Statistics Is for Testing (Lack of) Randomness
Statistics is not good at detecting fudged data. However, testing randomness is possible. Randomness in a randomized controlled trial means:
- - a representative sample “drawn at random” from a target population,
- - each member of the target population has equal chance of being selected,
- - if other criteria for selection are applied, the result will not be the effect of treatment, but the effect of bias,
- - the theory of statistical testing is based on randomness (see Chap. 1),
- - unrandom data produce p-values that are pretty meaningless.
We will try and name two important causes for unrandomness. The first cause is extreme inclusion criteria. An example is given. In 1991 Kaariainen published an interesting study in Scand J Gastroenterol (1991; 23: 58-66). A controlled clinical trial of Helicobacter-associated gastric bleedings was analyzed according to two different analysis procedures, one applying strict inclusion criteria, and the other applying pretty loose criteria for inclusion. The effect of the strict criteria on the numbers of patients to be excluded from the study was huge as expected.
- 285 Patients had to be excluded in case of strict inclusion criteria.
Complications mainly in the form of bleedings were observed in only two patients which was 1.7 % of the studied population (only “superman” subjects were left in the trial).
- 4 Patients had to be excluded in case of loose inclusion criteria.
Complications in the form of bleedings were observed in 71 patients which was 18 % of the studies population.
The authors of the above study concluded, that complications in only 1.7 % of the population was not representative for the target population of this study. If you carry a briefcase full of exclusion criteria, then your trial data will be at risk of not being representative.

The second cause of unrandomness in a controlled clinical trial is inadequate data cleaning. An example is given.

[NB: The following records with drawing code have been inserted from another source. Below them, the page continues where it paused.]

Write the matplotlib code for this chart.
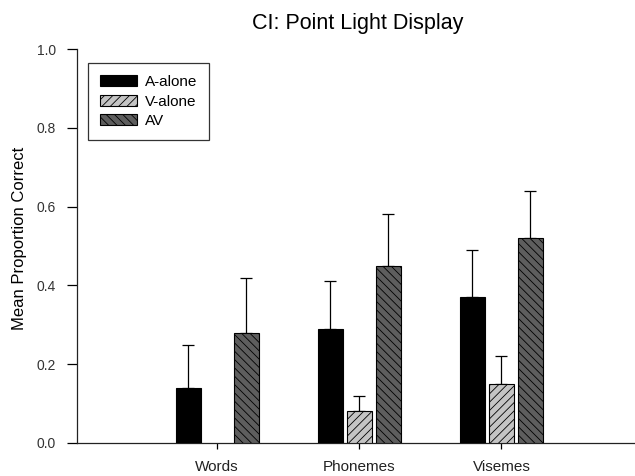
import matplotlib
import numpy as np

matplotlib.use("Agg")

import matplotlib.pyplot as plt

plt.rcParams["font.family"] = ["Liberation Sans", "DejaVu Sans"]
plt.rcParams["hatch.linewidth"] = 0.6

# Values
categories = ["Words", "Phonemes", "Visemes"]
series_names = ["A-alone", "V-alone", "AV"]
means = {
    "A-alone": [0.14, 0.29, 0.37],
    "V-alone": [np.nan, 0.08, 0.15],
    "AV": [0.28, 0.45, 0.52],
}
errors = {
    "A-alone": [0.11, 0.12, 0.12],
    "V-alone": [np.nan, 0.04, 0.07],
    "AV": [0.14, 0.13, 0.12],
}

styles = {
    "A-alone": dict(color="black", hatch=None),
    "V-alone": dict(color="#c4c4c4", hatch="////"),
    "AV": dict(color="#5e5e5e", hatch="\\\\\\\\"),
}

fig = plt.figure(figsize=(6.35, 4.76), dpi=100)
ax = fig.add_axes([77 / 635, 1 - 443 / 476, 1 - 77 / 635, (443 - 49) / 476])

x = np.arange(len(categories))
width = 0.176
step = 0.204

for i, name in enumerate(series_names):
    pos = x + (i - 1) * step
    vals = np.array(means[name])
    errs = np.array(errors[name])
    st = styles[name]
    ax.bar(pos, vals, width, color=st["color"], hatch=st["hatch"],
           edgecolor="black", linewidth=0.8, label=name, zorder=3)
    ax.errorbar(pos, vals, yerr=[np.zeros_like(errs), errs], fmt="none",
                ecolor="black", elinewidth=0.9, capsize=4.5, capthick=0.9, zorder=2)

ax.set_xlim(-0.986, 2.94)
ax.set_ylim(0, 1.0)
ax.set_yticks(np.arange(0, 1.01, 0.2))
ax.set_yticklabels([f"{v:.1f}" for v in np.arange(0, 1.01, 0.2)])
ax.set_xticks(x)
ax.set_xticklabels(categories)

for side in ["top", "right"]:
    ax.spines[side].set_visible(False)
for side in ["left", "bottom"]:
    ax.spines[side].set_linewidth(0.9)
    ax.spines[side].set_color("#222222")

ax.tick_params(axis="y", direction="out", length=7, width=0.9, labelsize=10,
               labelcolor="#333333", pad=8)
ax.tick_params(axis="x", direction="out", length=4, width=0.9, labelsize=11,
               labelcolor="#222222", pad=8)

ax.set_ylabel("Mean Proportion Correct", fontsize=12)
ax.yaxis.set_label_coords(-0.089, 0.52)

fig.text(358 / 635, 1 - 23 / 476, "CI: Point Light Display", fontsize=15.5,
         ha="center", va="center")

leg = ax.legend(loc="upper left", bbox_to_anchor=(11 / 558, 1 - 14 / 394),
                frameon=True, fancybox=False, fontsize=11, handlelength=2.4,
                handleheight=0.72, borderpad=0.8, labelspacing=0.35,
                handletextpad=0.5, borderaxespad=0)
leg.get_frame().set_edgecolor("black")
leg.get_frame().set_linewidth(0.9)

fig.savefig("out.png", dpi=100)
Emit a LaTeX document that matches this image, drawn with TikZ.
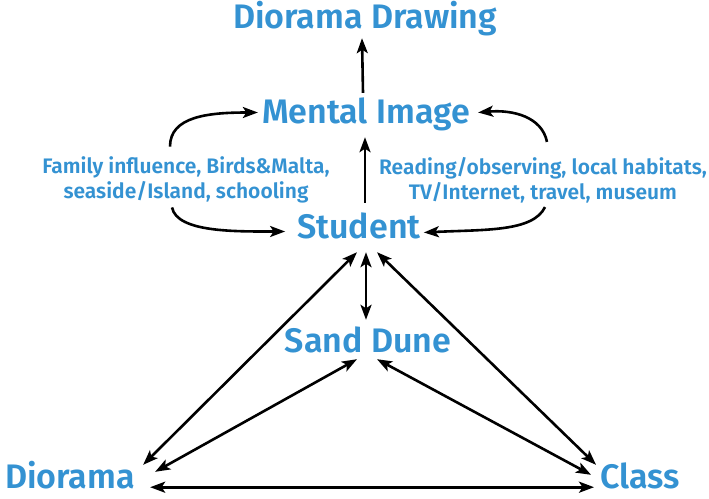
\documentclass[tikz,border=0pt]{standalone}
\usepackage{fontspec}
\setmainfont{Fira Sans}[BoldFont={Fira Sans SemiBold}]
\usetikzlibrary{arrows.meta}
\definecolor{lblue}{RGB}{52,146,210}
\begin{document}
\begin{tikzpicture}[x=1pt,y=-1pt,
  big/.style={text=lblue,font=\fontsize{34}{38}\selectfont\bfseries,inner sep=0pt,text height=23pt,text depth=0pt,anchor=base},
  small/.style={text=lblue,font=\fontsize{21}{25}\selectfont\bfseries,inner sep=0pt,align=center,anchor=center},
  arr/.style={line width=2.6pt,-{Stealth[length=15pt,width=11pt,inset=3.5pt]}},
  darr/.style={line width=2.6pt,{Stealth[length=15pt,width=11pt,inset=3.5pt]}-{Stealth[length=15pt,width=11pt,inset=3.5pt]}}]
\useasboundingbox (0,0) rectangle (709,498);
\node[big] (dd) at (365,28) {Diorama Drawing};
\node[big] (mi) at (366,123) {Mental Image};
\node[big] (stu) at (359,238) {Student};
\node[big] (sd) at (368,352) {Sand Dune};
\node[big] (dio) at (70,488) {Diorama};
\node[big] (cls) at (640,488) {Class};
\node[small] (lt) at (186,180) {Family influence, Birds\&Malta,\\seaside/Island, schooling};
\node[small] (rt) at (543,180) {Reading/observing, local habitats,\\TV/Internet, travel, museum};
% vertical arrows
\draw[arr] ([shift={(-3,-7)}]mi.north) -- ([shift={(-3,10)}]dd.south);
\draw[arr] ([shift={(6,-12)}]stu.north) -- ([shift={(-1,14)}]mi.south);
% curved influence arrows
\draw[arr] ([shift={(-16,-10)}]lt.north) .. controls +(0,-30) and +(-50,0) .. ([shift={(-4,1)}]mi.west);
\draw[arr] ([shift={(-14,4)}]lt.south) .. controls +(5,25) and +(-50,0) .. ([shift={(-12,5)}]stu.west);
\draw[arr] ([shift={(4,-15)}]rt.north) .. controls +(-5,-25) and +(35,-3) .. ([shift={(8,1)}]mi.east);
\draw[arr] ([shift={(2,4)}]rt.south) .. controls +(-12,25) and +(60,-3) .. ([shift={(3,6)}]stu.east);
% triangle
\draw[darr] ([shift={(-2,14)}]stu.south) -- ([shift={(8,0)}]dio.north east);
\draw[darr] ([shift={(18,14)}]stu.south) -- ([shift={(-4,0)}]cls.north west);
\draw[darr] ([shift={(7,14)}]stu.south) -- ([shift={(-2,-9)}]sd.north);
\draw[darr] ([shift={(-11,7)}]sd.south) -- ([shift={(20,7)}]dio.north east);
\draw[darr] ([shift={(9,7)}]sd.south) -- ([shift={(-9,10)}]cls.north west);
\draw[darr] ([shift={(15,-1)}]dio.south east) -- ([shift={(-6,-1)}]cls.south west);
\end{tikzpicture}
\end{document}
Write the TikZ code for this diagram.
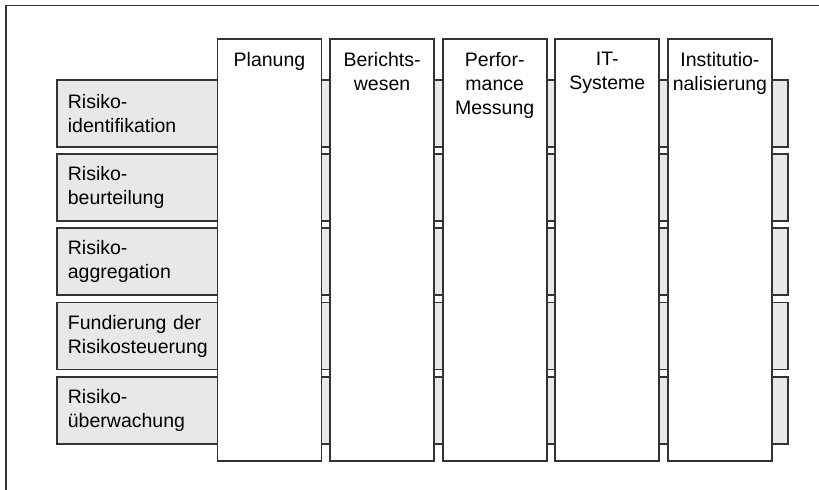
\documentclass[tikz,border=0pt]{standalone}
\usepackage{fontspec}
\setmainfont{Liberation Sans}
\usetikzlibrary{positioning}

\tikzset{
  frame/.style={draw=black!80, line width=0.8pt},
  rowbox/.style={draw=black!80, line width=0.9pt, fill=black!9, anchor=north west,
    minimum height=33.5pt, text width=354.5pt, inner sep=5.5pt, align=left,
    font=\fontsize{9.75}{12}\selectfont},
  colbox/.style={draw=black!80, line width=0.9pt, fill=white, anchor=north,
    minimum width=52pt, minimum height=211pt, inner sep=0pt},
  collabel/.style={align=center, inner sep=0pt, font=\fontsize{9.75}{12}\selectfont}
}

\begin{document}
\begin{tikzpicture}[x=0.5pt, y=-0.5pt]
      \useasboundingbox (0,0) rectangle (819,490);
      % Rahmen
      \draw[frame] (6,490) -- (6,5.5) -- (819,5.5);
      % Prozessschritte
      \node[rowbox] (r1) at (56,79) {Risiko-\\identifikation};
      \node[rowbox] (r2) at (56,153.2) {Risiko-\\beurteilung};
      \node[rowbox] (r3) at (56,227.4) {Risiko-\\aggregation};
      \node[rowbox] (r4) at (56,301.6) {Fundierung der\\Risikosteuerung};
      \node[rowbox] (r5) at (56,375.8) {Risiko-\\überwachung};
      % Querschnittsfunktionen
      \node[colbox] (c1) at (269.5,38) {};
      \node[colbox] (c2) at (382.1,38) {};
      \node[colbox] (c3) at (494.7,38) {};
      \node[colbox] (c4) at (607.3,38) {};
      \node[colbox] (c5) at (719.9,38) {};
      \node[collabel, below=7pt of c1.north] (l1) {Planung};
      \node[collabel, below=7pt of c2.north] (l2) {Berichts-\\wesen};
      \node[collabel, below=7pt of c3.north] (l3) {Perfor-\\mance\\Messung};
      \node[collabel, below=7pt of c4.north] (l4) {IT-\\Systeme};
      \node[collabel, below=7pt of c5.north] (l5) {Institutio-\\nalisierung};
\end{tikzpicture}
\end{document}
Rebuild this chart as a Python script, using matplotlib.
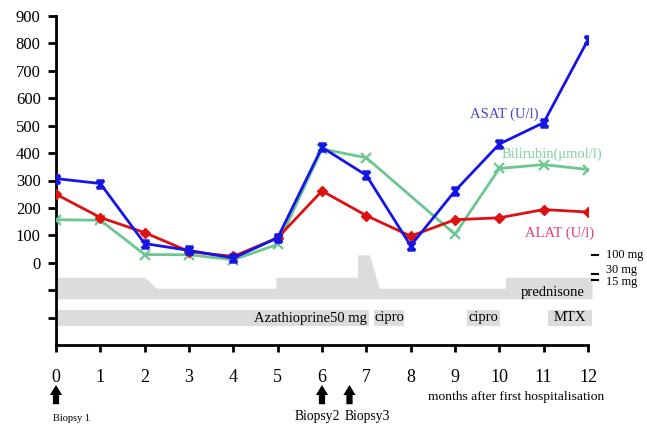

An example of inadequate data cleaning is provided by an, otherwise, highly respected scientist, and great geneticist, the Augustinian friar Gregor Mendel. One hundred years ago, he used aselective samples of peas with different phenotypes. The results of his interbreedings were very close to what he expected. Using a simple chi-square test, one can only conclude, that he, somewhat, misrepresented the data. The results were closer to expectation, than could happen by randomness. See for explanation Statistics applied to clinical studies 5th edition, Chap. 11, entitled Data closer to expectation than compatible with random sampling (2012, Springer Heidelberg Germany, from the same authors).
Gregor Johann Mendel (20 July 1822 - 6 January 1884) was a German-speaking Moravian scientist and Augustinian friar who gained posthumous fame as the founder of the modern science of genetics. Though farmers had known for centuries that crossbreeding of animals and plants could favor certain desirable traits, Mendel's pea plant experiments conducted between 1856 and 1863 established many of the rules of heredity, now referred to as the laws of Mendelian inheritance.
“Fudged” data can not be identified by any statistical test, but you can assess, whether your data are compatible with randomness. Many tests for assessing randomness are available. We will name a few of them.
- 1. Chi-square goodness of fit test.
- 2. Kolmogorov-Smirnov test.
- 3. Shapiro-Wilckens test.
- 4. Survival has an exponential pattern: if log transformation is linear, then an exponential pattern in your data supports randomness of survival data.
- 5. Extreme p- and/or standard deviation -values are not compatible with randomness, if you expect in a confirmative trial a p = approximately 0.01, then you will have less than 5% chance of a p-value <0.0001. Such p-values are not compatible with randomness.
- 6. Investigating final digits of the main result values.
An example of the above 6th method for demonstrating randomness is given.
In a statin trial, the results consisted of 96 risk ratios (RRs). It was observed, that often a 9 or a 1 were the final digits, for example, RRs of 0.99/0.89/1.01/1.011 were, frequently, observed. We can check the accuracy of these result-data with the help of a multiple comparison chi-square test, according to the underneath table.
Final digit of RR |
observed frequency |
expected frequency |
^[(observed-expected)2 / expected] |
0 |
24 |
9.6 |
21.6 |
1 |
39 |
9.6 |
90.0 |
2 |
3 |
9.6 |
4.5 |
3 |
0 |
9.6 |
9.6 |
4 |
0 |
9.6 |
9.6 |
5 |
0 |
9.6 |
9.6 |
6 |
0 |
9.6 |
9.6 |
7 |
1 |
9.6 |
7.7 |
8 |
2 |
9.6 |
6.0 |
9 |
27 |
9.6 |
31.5 |
Total |
96 |
96.0 |
199.7 |
The above table is tested with chi-square. The difference between the observed and expected frequencies are much larger than could happen by chance. The probability, that this difference could happen by chance, if the null hypothesis were true, would be <0.001. The conclusion of this, can be, that the frequency distribution of final digits of this study are not random. This would mean, that the validity of this study is in jeopardy.